Increasing the wealthy’s taxes has become not just a political mantra but for some HNW taxpayers a chance to volunteer that they wouldn’t mind paying more in taxes. Is this feeling widespread?
“Psychologically? Somewhat. Economically? Less so,” said Daniel Morris, a senior partner at Morris + D’Angelo CPAs in San Jose, Calif.
According to the Institute on Taxation and Economic Policy, from 2001 through 2018 federal tax changes have reduced revenue $5.1 trillion, with nearly two-thirds of that flowing to the richest fifth of Americans. The cumulative impact on the deficit during this period is $5.9 trillion, including interest payments. By the end of 2025, when tax reform provisions are due to expire, the tally of tax cuts will grow to $10.6 trillion.
Bill Gates and Warren Buffett, to name two of the world’s wealthiest, agree they would willingly pay more in taxes and do not need tax cuts. In a recent survey, about two out of three registered voters said the richest Americans should pay more taxes or currently pay too little; almost three-quarters said the tax system favors the wealthy.
“I’ve never had a client express a desire to pay more in taxes,” said Chris Wittich, a CPA and senior manager with Boyum & Barenscheer in Bloomington, Minn. “With the tax cuts this year, HNW individuals saved quite a bit in taxes. I didn’t have any [wealthy clients] upset about it or who suggested not claiming all the deductions they are entitled to or brought up the tax cuts in a negative light.”

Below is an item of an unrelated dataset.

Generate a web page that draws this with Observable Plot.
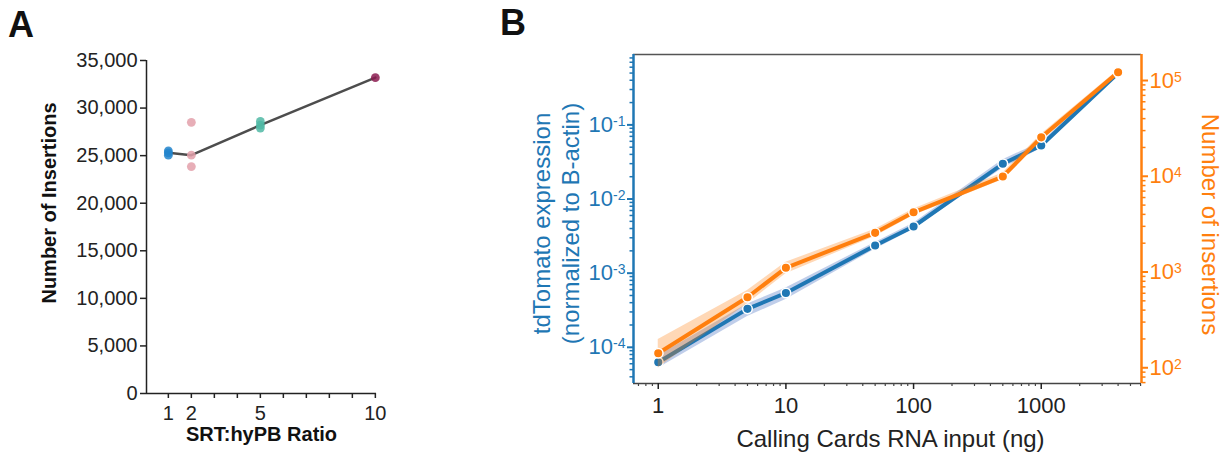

“Some HNW clients were confused about how the tax law was structured, especially in Minnesota, which didn’t conform to the federal changes,” Wittich said, “but especially business owners who received a very substantial tax cut were quite pleased with the new tax law.”
HNW clients already understand that capital gains are taxed at preferred rates over earnings and many have already received various benefits from reform such as the Trump incentives, the permanent capital gains rate reductions, use of non-cash based deductions, Morris added.
With an eye to leveling the field, Americans for Tax Fairness has suggested taxing income from investments similarly to how work income is taxed and capping deductions at 28 percent for the wealthiest Americans.
“Most HNW people understand the political realities of what I call the ‘Warren Buffett Conundrum,’ where investment earnings are regularly taxed at substantially lower rates than earned income. Even Warren Buffett, however, doesn’t appear to be a taxpaying volunteer. Easy to promote a concept of fairness and more difficult to practice. Even my most wealthy customers desire to harvest the most of what they make,” Morris said.